Quantitative bounds for bounded solutions to the Navier-Stokes equations in endpoint critical Besov spaces
Ruilin Hu, Phuoc-Tai Nguyen, Quoc-Hung Nguyen, Ping Zhang
TL;DR
This work provides quantitative regularity and blow-up criteria for the 3D Navier–Stokes equations in endpoint critical Besov spaces. It extends Tao’s quantitative approach to Besov-type scaling by introducing an iteration-based decomposition $u=\sum_{k=1}^m u_{kL}+v$, achieving stepwise regularity gains in critical spaces via Kato-norms and energy estimates. The authors derive a bound of the form a nested exponential in $\|u(t)\|_{\dot{B}_{p,\infty}^{-1+3/p}}$ coupled with an exponential in $\bigl\| |D|^{-1+3/p}|u(t)|\bigr\|_{L^p}$, and obtain a blow-up rate that ties a triple logarithm of the Besov norm to a single logarithm of the weighted $L^p$ norm.

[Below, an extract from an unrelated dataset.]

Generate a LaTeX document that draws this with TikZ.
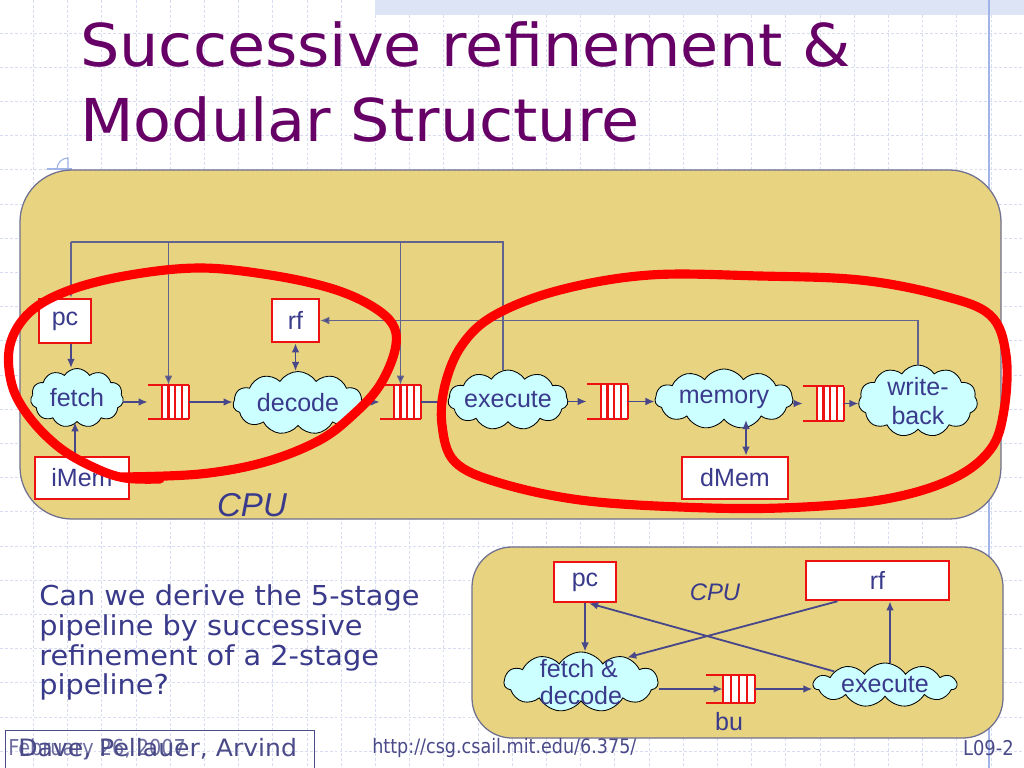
\documentclass[tikz,border=0pt]{standalone}
\usepackage{fontspec}
\setmainfont{Liberation Sans}
\newfontfamily\tahoma{DejaVu Sans}[FakeStretch=1.05]
\newfontfamily\tahomanarrow{DejaVu Sans}[FakeStretch=0.88]
\usetikzlibrary{shapes.symbols,arrows.meta,calc}
\definecolor{titlepurple}{HTML}{660066}
\definecolor{navy}{HTML}{3A3A8C}
\definecolor{arrowblue}{HTML}{47478A}
\definecolor{busgray}{HTML}{62628F}
\definecolor{boxfill}{HTML}{E8D480}
\definecolor{boxedge}{HTML}{707090}
\definecolor{cloudfill}{HTML}{CCFFFF}
\definecolor{regred}{HTML}{EE1111}
\definecolor{gridc}{HTML}{D8DCF0}
\definecolor{bandc}{HTML}{DCE4F6}
\definecolor{vlinec}{HTML}{A0B4E8}
\definecolor{bodyblue}{HTML}{3A3A8A}
\definecolor{footc}{HTML}{4A4A88}
\newcommand\pxu{0.025cm}
\tikzset{
  gridline/.style={draw=gridc, line width=0.7pt, dash pattern=on 2pt off 1.5pt},
  dtext/.style={text=navy, font=\fontsize{17.8}{20}\selectfont},
  reg/.style={dtext, draw=regred, fill=white, line width=1.8pt, inner sep=0pt},
  cl/.style={dtext, cloud, cloud puffs=11, cloud puff arc=115, cloud ignores aspect,
     draw=black, line width=0.6pt, fill=cloudfill, inner sep=-8pt, align=center},
  fifoline/.style={draw=regred, line width=1.6pt},
  arr/.style={draw=arrowblue, line width=1.3pt, -{Latex[length=6.5pt,width=5.5pt]}},
  arrtwo/.style={draw=arrowblue, line width=1.3pt, {Latex[length=6.5pt,width=5.5pt]}-{Latex[length=6.5pt,width=5.5pt]}},
  bus/.style={draw=busgray, line width=0.9pt},
  busarr/.style={draw=busgray, line width=0.9pt, -{Latex[length=6.5pt,width=5.5pt,fill=arrowblue]}},
  redloop/.style={draw=red, line width=6.5pt, line cap=round, line join=round},
}
\newcommand\fifobox[6]{%
  \node[inner sep=0pt, minimum width=#4*\pxu, minimum height=#5*\pxu] (#1) at (#2,#3) {};
  \fill[white] ([xshift=#6*\pxu]#1.south west) rectangle (#1.north east);
  \draw[fifoline] (#1.north west) -- (#1.north east) (#1.south west) -- (#1.south east);
  \foreach \k in {0,...,4}{\draw[fifoline] ($(#1.south west)+({#6+\k*(#4-#6)/4},0)$) -- ++(0,-#5);}
}
\begin{document}
\begin{tikzpicture}[x=0.025cm,y=-0.025cm]
\useasboundingbox (0,0) rectangle (1024,768);
\fill[white] (0,0) rectangle (1024,768);
% grid
\foreach \g in {0,...,29}{\draw[gridline] ({33.5+34.2*\g},0) -- ({33.5+34.2*\g},768);}
\foreach \g in {0,...,21}{\draw[gridline] (0,{33+34.2*\g}) -- (1024,{33+34.2*\g});}
\fill[bandc] (375,0) rectangle (1024,15);
\draw[vlinec, line width=0.9pt] (989,0) -- (989,768);
% small template mark
\draw[vlinec, line width=0.8pt] (47,169) -- (72,169);
\draw[vlinec, line width=0.8pt] (57,169) arc[start angle=180, end angle=90, radius=11*\pxu] -- (68,169);

% title
\node[anchor=base west, inner sep=0pt, text=titlepurple, font=\tahoma\fontsize{42}{50}\selectfont] (t1) at (80,67) {Successive refinement \&};
\node[anchor=base west, inner sep=0pt, text=titlepurple, font=\tahoma\fontsize{42}{50}\selectfont] (t2) at (80,142) {Modular Structure};

% big CPU box
\draw[fill=boxfill, draw=boxedge, line width=0.9pt, rounded corners=1.3cm] (20,170) rectangle (1001,519);

% registers
\node[reg, minimum width=52*\pxu, minimum height=44*\pxu] (pc) at (65,321) {pc};
\node[reg, minimum width=47*\pxu, minimum height=43*\pxu] (rf) at (295.5,320.5) {rf};
\node[reg, minimum width=94*\pxu, minimum height=42*\pxu] (im) at (82,478) {iMem};
\node[reg, minimum width=106*\pxu, minimum height=42*\pxu] (dm) at (735,478) {dMem};

% clouds
\node[cl, minimum width=93*\pxu, minimum height=59*\pxu] (fe) at (77,398) {fetch};
\node[cl, minimum width=130*\pxu, minimum height=63*\pxu] (de) at (298,403) {decode};
\node[cl, minimum width=120*\pxu, minimum height=60*\pxu] (ex) at (508,400) {execute};
\node[cl, minimum width=138*\pxu, minimum height=60*\pxu] (me) at (724,399) {memory};
\node[cl, minimum width=119*\pxu, minimum height=72*\pxu, font=\fontsize{17.8}{20}\selectfont] (wb) at (918,401) {write-\\back};

% fifos
\fifobox{f1}{168.5}{402}{41}{34}{14}
\fifobox{f2}{400.5}{402}{41}{34}{14}
\fifobox{f3}{607.5}{401.5}{41}{34}{14}
\fifobox{f4}{823.5}{403.5}{41}{34}{14}

% bus wires
\coordinate (busL) at (71,242);
\coordinate (exTop) at ([xshift=-5*\pxu]ex.north);
\draw[bus] (exTop) |- (busL);
\draw[busarr] (busL) -- (busL |- pc.north);
\draw[busarr] (f1.north |- busL) -- (f1.north);
\draw[busarr] (f2.north |- busL) -- (f2.north);
\draw[busarr] (wb.north) |- (rf.east);

% pipeline arrows
\draw[arr] (busL |- pc.south) -- (busL |- fe.north);
\coordinate (imTop) at ([xshift=-7*\pxu]im.north);
\draw[arr] (imTop) -- (imTop |- fe.south);
\draw[arrtwo] (rf.south) -- (rf.south |- de.north);
\coordinate (dmTop) at ([xshift=11*\pxu]dm.north);
\draw[arrtwo] (dmTop) -- (dmTop |- me.south);
\draw[arr] (fe.east |- f1.west) -- (f1.west);
\draw[arr] (f1.east) -- (de.west |- f1.east);
\draw[arr] (de.east |- f2.west) -- (f2.west);
\draw[arr] (f2.east) -- (ex.west |- f2.east);
\draw[arr] (ex.east |- f3.west) -- (f3.west);
\draw[arr] (f3.east) -- (me.west |- f3.east);
\draw[arr] (me.east |- f4.west) -- (f4.west);
\draw[arr] (f4.east) -- (wb.west |- f4.east);

\node[text=navy, font=\itshape\fontsize{23.5}{28}\selectfont] (cpuA) at (252,505) {CPU};

% red loops
\draw[redloop] plot[smooth, tension=0.6] coordinates {(120,477) (200,474) (265,462) (320,440) (355,413) (380,385) (395,350) (393,325) (370,305) (330,288) (270,275) (200,268) (130,275) (70,290) (30,312) (10,345) (12,385) (30,418) (60,448) (95,468) (125,478) (160,479)};
\draw[redloop] plot[smooth cycle, tension=0.6] coordinates {(650,275) (760,276) (860,280) (940,295) (990,315) (1006,355) (1004,410) (990,450) (950,480) (880,500) (780,508) (680,507) (580,500) (500,483) (455,462) (442,425) (445,385) (462,345) (495,315) (560,290)};

% question text
\node[anchor=north west, align=left, inner sep=0pt, text=bodyblue, font=\tahoma\fontsize{19.5}{21.3}\selectfont] (q) at (39,584) {Can we derive the 5-stage\\pipeline by successive\\refinement of a 2-stage\\pipeline?};

% small CPU box
\draw[fill=boxfill, draw=boxedge, line width=0.9pt, rounded corners=1cm] (472,547) rectangle (1003,738);
\node[reg, minimum width=62*\pxu, minimum height=40*\pxu] (pc2) at (585,582) {pc};
\node[reg, minimum width=143*\pxu, minimum height=39*\pxu] (rf2) at (877.5,580.5) {rf};
\node[text=navy, font=\itshape\fontsize{17}{20}\selectfont] (cpuB) at (715,592) {CPU};
\node[cl, minimum width=154*\pxu, minimum height=60*\pxu, align=left, font=\fontsize{17.8}{19.5}\selectfont] (fd) at (581,682) {fetch \&\\decode};
\node[cl, minimum width=143*\pxu, minimum height=44*\pxu] (ex2) at (885,685) {execute};
\fifobox{bu}{730.5}{689}{49}{28}{17}
\node[dtext] (bulabel) at (729,722) {bu};
\draw[arr] (pc2.south) -- (pc2.south |- fd.north);
\draw[arr] (ex2.165) -- ([xshift=4*\pxu]pc2.south);
\coordinate (rf2a) at ([xshift=-40*\pxu]rf2.south);
\draw[arr] (rf2a) -- (fd.28);
\coordinate (ex2top) at ([xshift=5*\pxu]ex2.north);
\draw[arr] (ex2top) -- (ex2top |- rf2.south);
\draw[arr] (fd.east |- bu.west) -- ([xshift=17*\pxu]bu.west);
\draw[arr] (bu.east) -- (ex2.west |- bu.east);

% footer
\node[draw=footc, line width=0.7pt, anchor=north west, inner sep=0pt, minimum width=309*\pxu, minimum height=46*\pxu] (fbox) at (5,730) {};
\node[anchor=west, inner sep=0pt, text=footc!80!white, font=\tahomanarrow\fontsize{15.6}{18}\selectfont] (date) at (8,749) {February 26, 2007};
\node[anchor=west, inner sep=0pt, text=footc, font=\tahoma\fontsize{17}{20}\selectfont] (authors) at (18,749) {Dave, Pellauer, Arvind};
\node[anchor=west, inner sep=0pt, text=footc, font=\tahomanarrow\fontsize{14.2}{17}\selectfont] (url) at (372,748) {http://csg.csail.mit.edu/6.375/};
\node[anchor=east, inner sep=0pt, text=footc, font=\tahomanarrow\fontsize{14.5}{17}\selectfont] (slide) at (1014,748) {L09-2};
\end{tikzpicture}
\end{document}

They also prove a quantitative blow-up criterion: if the solution blows up in finite time, certain Besov–$L^p$ quantities must diverge at a triple-exponential scale, sharpening the understanding of endpoint regularity in critical Besov spaces.
Abstract
In this paper, we study the quantitative regularity and blowup criteria for classical solutions to the three-dimensional incompressible Navier-Stokes equations in a critical Besov space framework. Specifically, we consider solutions $u\in L^\infty_t(\dot{B}_{p,\infty}^{-1+\frac{3}{p}})$ such that $|D|^{-1+\frac{3}{p}}|u|\in L^\infty_t (L^p)$ with $3<p<\infty$. By deriving refined regularity estimates and substantially improving the strategy in \cite{Tao_20}, we overcome difficulties stemming from the low regularity of the Besov spaces and establish quantitative bounds for such solutions. These bounds are expressed in terms of a triple exponential of $\| u (t)\|_{\dot{B}_{p,\infty}^{-1+\frac{3}{p}}}$ combined with a single exponential of $\bigl\| |D|^{-1+\frac{3}{p}}|u(t)| \bigr\|_{L^p}$. Consequently, we obtain a new blowup rate which can be interpreted as a coupling of triple logarithm of $\| u(t) \|_{\dot{B}_{p,\infty}^{-1+\frac{3}{p}}}$ and a single logarithm of $\bigl\| |D|^{-1+\frac{3}{p}}|u(t)| \bigr\|_{L^p}$.